The Battle for the Suburbs

15 October, Stockholm

Accommodation is an explosive issue. Housing loans played a central role in the outbreak of the global economic crisis and in many countries, the increasing costs of living is the ultimate reason for people to go out in the squares and protest against the impact of the crisis and austerity. Even here in Sweden, the costs for accommodation is going through the roof, taking up an increasingly large part of peoples salary. The wave of privatization in the public housing sector, with conversion from rented apartments to privately owned apartments has created a housing market based on speculation and a plundering of our common public good. This year, the queue for public housing in Stockholm has grown with 75 000 people, while the supply of vacant rental units continues to shrink, due to a combination of privatization and the fact that there are very few building projects.
On the Global Day of Action – United for a social change – many people chose to gather in the central squares of the major Swedish cities to hold general meetings on the growing economic inequality. The Squares gathered a motley crew of people in a broad and open discussion.
But a lot of people chose a different path, making accomodation the central issue for their protests, as the privitization of our houses is a privitization of our lives. We chose to focus on continuity, conflict and contact. We gathered instead in the squares in the suburbs and neighbourhoods where we live, to take the chance to talk to our neighbors about the new wave of privitization launched this year by the neoliberal political majority in the city council, how we can stop it and defend the right of tenancy. We talked to senior citizens and young, walked around the apartment blocks and distributed leaflets, offered coffee and filled our neighbourhoods with information about housing rights. Over one hundred people took part in the activities, taking place all over the various subway lines in Stockholm.

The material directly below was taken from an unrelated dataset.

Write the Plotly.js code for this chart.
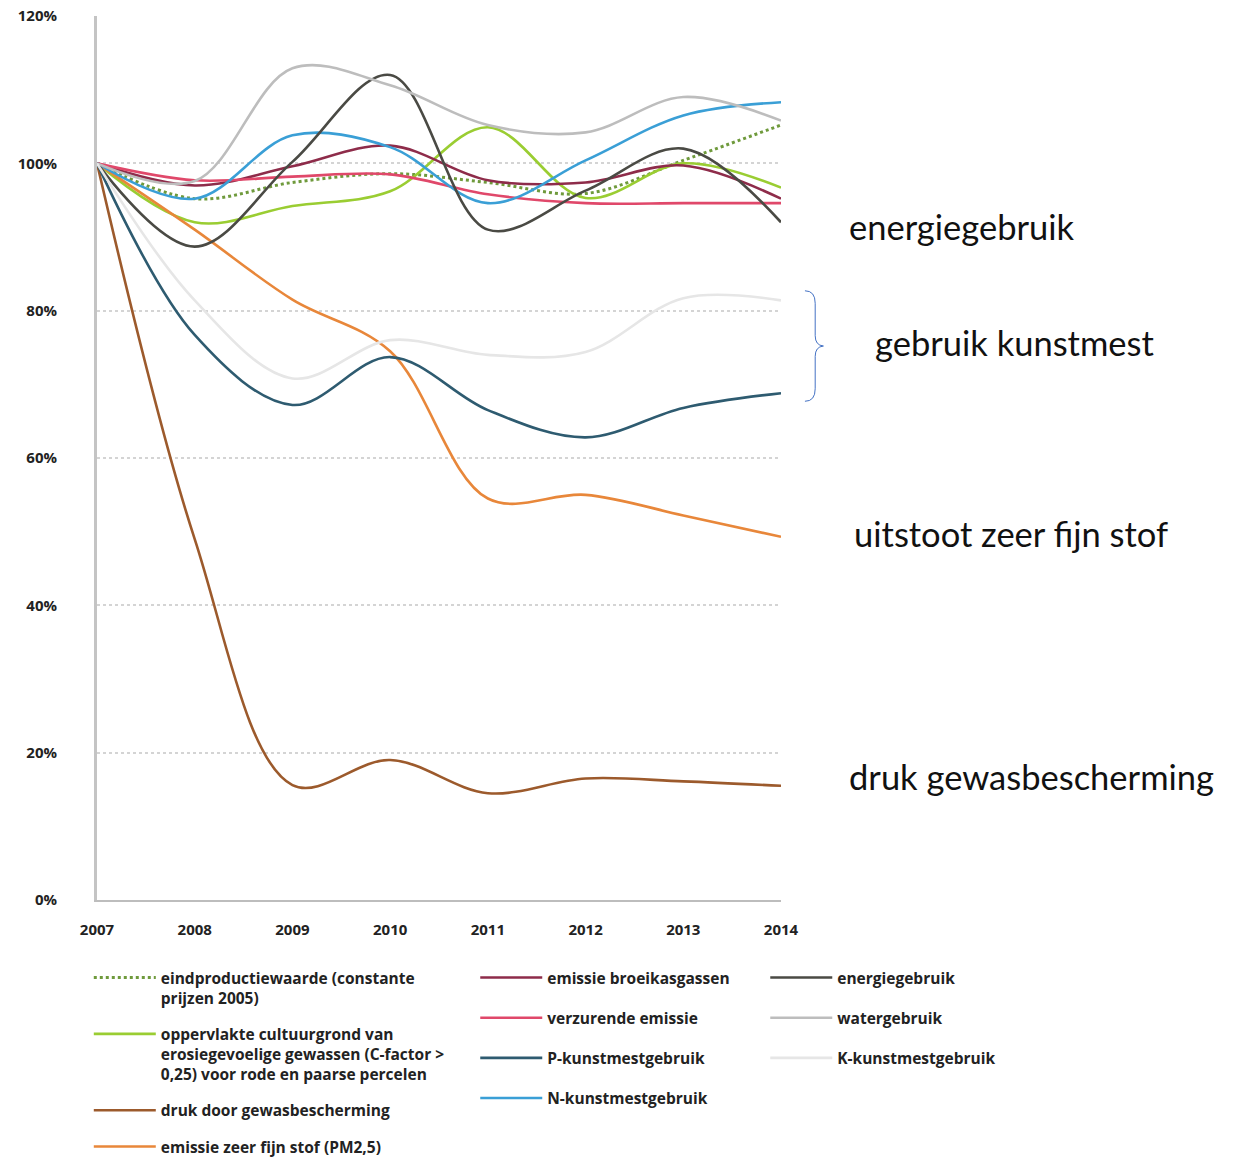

Some 10.000 leaflets were distributed and a first contact was taken between a number of loosely organized local protest groups, all battling the privitization in their own appartment blocks. The idea is to connect the political struggles we face in our everyday life with the global movement and making the demands on an end to neoliberal inequality sensible in a Swedish context. This has proved to be a good start for a political network dealing with theese issues and more activities are planned for the whole fall and winter.